Articolo di Romano Prodi su Il Messaggero del 21 ottobre 2023
Il voto polacco costituisce una piacevole sorpresa ma, nello stesso tempo, una conferma. La sorpresa nasce dal fatto che nessuno prevedeva che il partito che da otto anni governava la Polonia con un piglio autoritario e antidemocratico, esercitando una netta leadership tra i paesi populisti ed euroscettici, fosse messo in minoranza da una coalizione ancora in via di costruzione.
La conferma nasce invece dal fatto che, quando un paese viene messo di fronte alla concreta ipotesi di staccarsi dall’Europa, il populismo perde gran parte della sua capacità di attrazione.
Basti riflettere sul fatto che la più pesante accusa che il primo ministro Kaczyński ha rivolto a Tusk durante la campagna elettorale è stato di essere servo dei tedeschi. Questo in un tempo in cui una parte prevalente dello sviluppo polacco è proprio dovuta allo stretto legame con la Germania sia come investitore che come paese destinatario della produzione polacca.
Alla fine ha vinto l’ex Presidente del Consiglio Europeo, proprio la persona che, dal punto di vista del governo in carica, rappresentava il simbolo di ogni male.
La leadership antieuropea passa ora nelle mani del leader ungherese Orbán che rappresenta tuttavia un’alternativa assai debole, anche perché il suo alleato più stretto, cioè lo slovacco Fico, è stato costretto a formare il governo con un partito alleato che non ne condivide la politica antieuropea.
Non meno agevole da affrontare sarà inoltre, per il nuovo governo, il problema dell’armonia fra i partiti che sono risultati vincitori, dato che il ferreo (e credo indissolubile) legame fra di loro è costituito soprattutto dall’opposizione al governo esistente. Tuttavia le posizioni su temi che hanno avuto importanza non trascurabile nella campagna elettorale sono spesso divergenti.
Con la complicazione che, in questo caso, la futura opposizione sarà dominata da un unico partito e diretta da un leader che tiene ancora saldamente in mano le più importanti leve del potere.
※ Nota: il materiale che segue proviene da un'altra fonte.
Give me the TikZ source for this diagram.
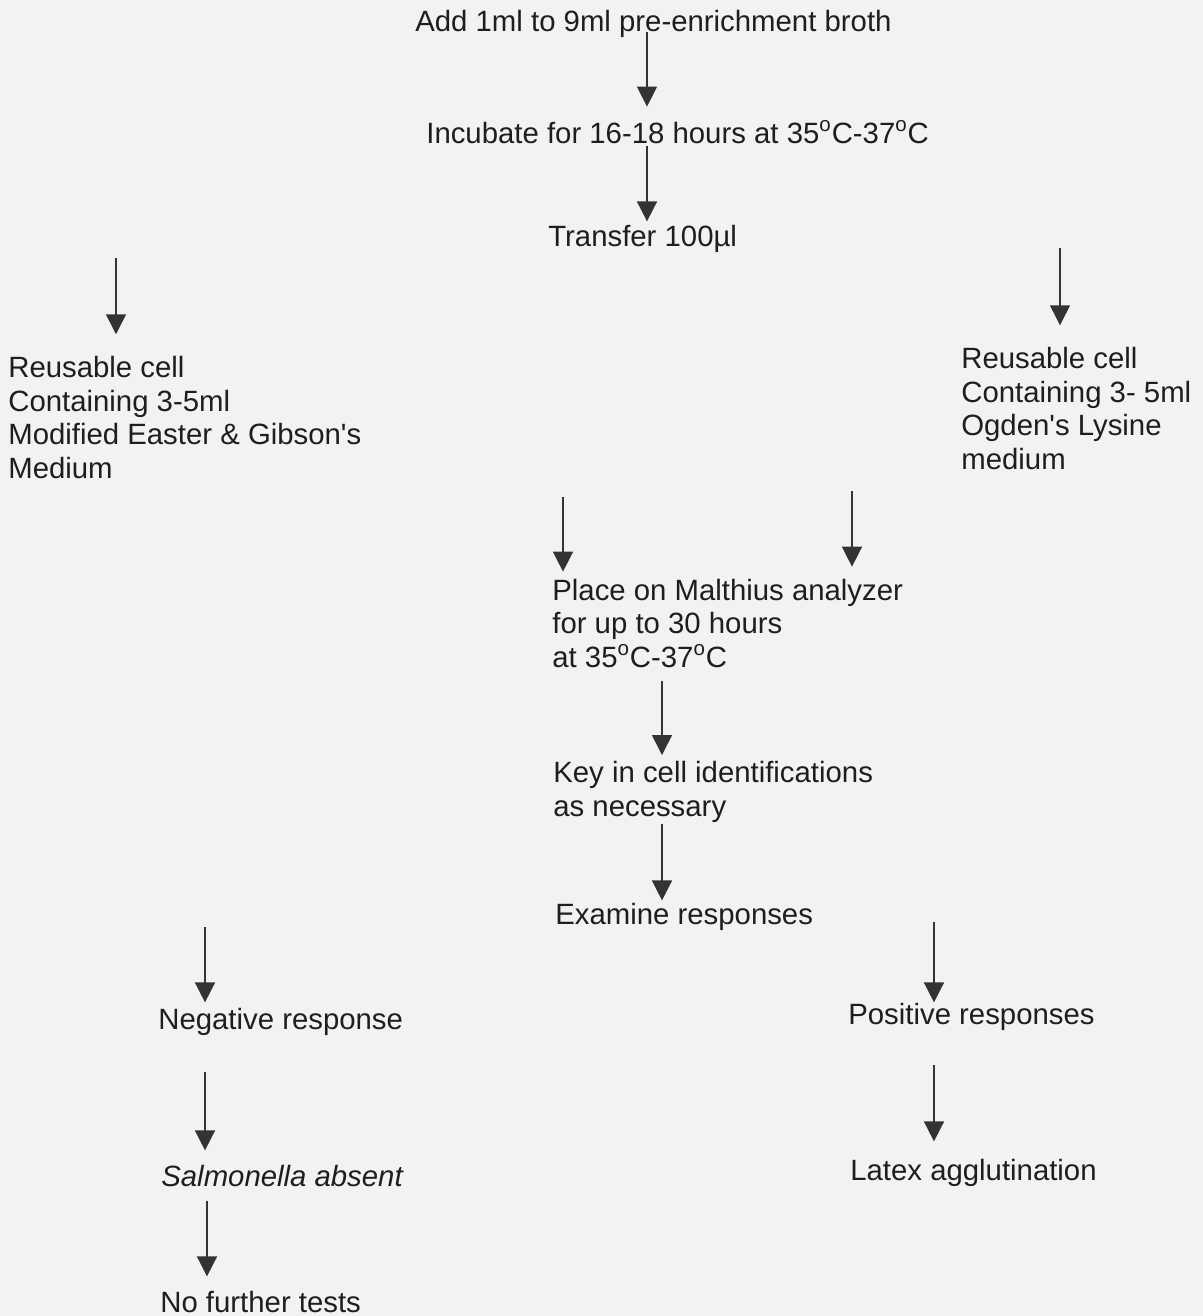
\documentclass[tikz,border=0pt]{standalone}
\usepackage{fontspec}
\setmainfont{Liberation Sans}
\usepackage{xcolor}
\usetikzlibrary{arrows.meta}

\definecolor{paper}{HTML}{F2F2F2}
\definecolor{ink}{HTML}{1E1E1E}
\newcommand{\degC}{\textsuperscript{o}C}

\begin{document}
\begin{tikzpicture}[
  x=0.02cm, y=-0.02cm,
  txt/.style={anchor=base west, inner sep=0pt, align=left, text=ink,
              font=\fontsize{16.7}{19}\selectfont},
  arr/.style={-{Triangle[length=0.4cm, width=0.4cm]}, line width=0.9pt,
              draw=black!80},
]

%% --- Page ---
\fill[paper] (0,0) rectangle (1203,1316);
\useasboundingbox (0,0) rectangle (1203,1316);

%% --- Nodes (placed at the baseline of their last line) ---
\node[txt] (add)    at (415,31)  {Add 1ml to 9ml pre-enrichment broth};
\node[txt] (incub)  at (426,143) {Incubate for 16-18 hours at 35\degC-37\degC};
\node[txt] (trans)  at (548,246) {Transfer 100µl};

\node[txt] (lcell)  at (8,478)   {Reusable cell\\Containing 3-5ml\\
                                  Modified Easter \& Gibson\textquotesingle s\\Medium};
\node[txt] (rcell)  at (961,469) {Reusable cell\\Containing 3- 5ml\\
                                  Ogden\textquotesingle s Lysine\\medium};

\node[txt] (place)  at (552,667) {Place on Malthius analyzer\\
                                  for up to 30 hours\\at 35\degC-37\degC};
\node[txt] (key)    at (553,816) {Key in cell identifications\\as necessary};
\node[txt] (exam)   at (555,924) {Examine responses};

\node[txt] (neg)    at (158,1029) {Negative response};
\node[txt] (pos)    at (848,1024) {Positive responses};
\node[txt] (salm)   at (161,1186) {\itshape Salmonella absent};
\node[txt] (latex)  at (850,1180) {Latex agglutination};
\node[txt] (nomore) at (160,1312) {No further tests};

%% --- Arrow columns ---
\coordinate (cx)  at (647,0);
\coordinate (lx)  at (116,0);
\coordinate (rx)  at (1060,0);
\coordinate (px)  at (563,0);
\coordinate (qx)  at (852,0);
\coordinate (kx)  at (662,0);
\coordinate (nx)  at (205,0);
\coordinate (sx)  at (207,0);
\coordinate (ox)  at (934,0);

%% --- Arrows ---
\draw[arr, shorten <=-0.10cm, shorten >=0.28cm] (add.south -| cx)   -- (incub.north -| cx);
\draw[arr, shorten <=0.04cm,  shorten >=0.06cm] (incub.south -| cx) -- (trans.north -| cx);
\draw[arr, shorten <=0.12cm,  shorten >=0.44cm] (trans.south -| lx) -- (lcell.north -| lx);
\draw[arr, shorten <=-0.08cm, shorten >=0.44cm] (trans.south -| rx) -- (rcell.north -| rx);
\draw[arr, shorten <=0.37cm,  shorten >=0.14cm] (lcell.south -| px) -- (place.north -| px);
\draw[arr, shorten <=0.43cm,  shorten >=0.24cm] (rcell.south -| qx) -- (place.north -| qx);
\draw[arr, shorten <=0.26cm,  shorten >=0.12cm] (place.south -| kx) -- (key.north -| kx);
\draw[arr, shorten <=0.03cm,  shorten >=0.04cm] (key.south -| kx)   -- (exam.north -| kx);
\draw[arr, shorten <=-0.06cm, shorten >=0.10cm] (exam.south -| nx)  -- (neg.north -| nx);
\draw[arr, shorten <=-0.16cm, shorten >=0cm]    (exam.south -| ox)  -- (pos.north -| ox);
\draw[arr, shorten <=0.74cm,  shorten >=0.28cm] (neg.south -| nx)   -- (salm.north -| nx);
\draw[arr, shorten <=0.70cm,  shorten >=0.34cm] (pos.south -| ox)   -- (latex.north -| ox);
\draw[arr, shorten <=0.28cm,  shorten >=0.28cm] (salm.south -| sx)  -- (nomore.north -| sx);

\end{tikzpicture}
\end{document}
Diventa quindi ancora più probabile (o quasi scontato) che le prossime elezioni europee confermeranno la prevalenza della cosiddetta coalizione “Ursula”, fondata sul proseguimento della collaborazione fra Popolari e Socialisti. Una prospettiva che, presumibilmente, renderà più facile la scelta della Presidente Meloni, dato che il leader ungherese Orbán, finora l’alleato più stretto del nostro maggior partito di governo, rimane sempre più isolato e non può certo rappresentare un partner di riferimento per la politica italiana a Bruxelles.
Ancora una volta si deve comunque prendere atto che, passo per passo, le politiche nazionali si legano in modo inestricabile con la politica europea, che sola è in grado di garantire la rilevanza e l’esistenza stessa delle nostre amate nazioni. Ed è bene che questo necessario processo proceda nel tempo più rapido possibile, a costo di voltare le spalle al proprio passato. Anche perché si tratta di un passato che non ha alcuna possibilità di ritornare.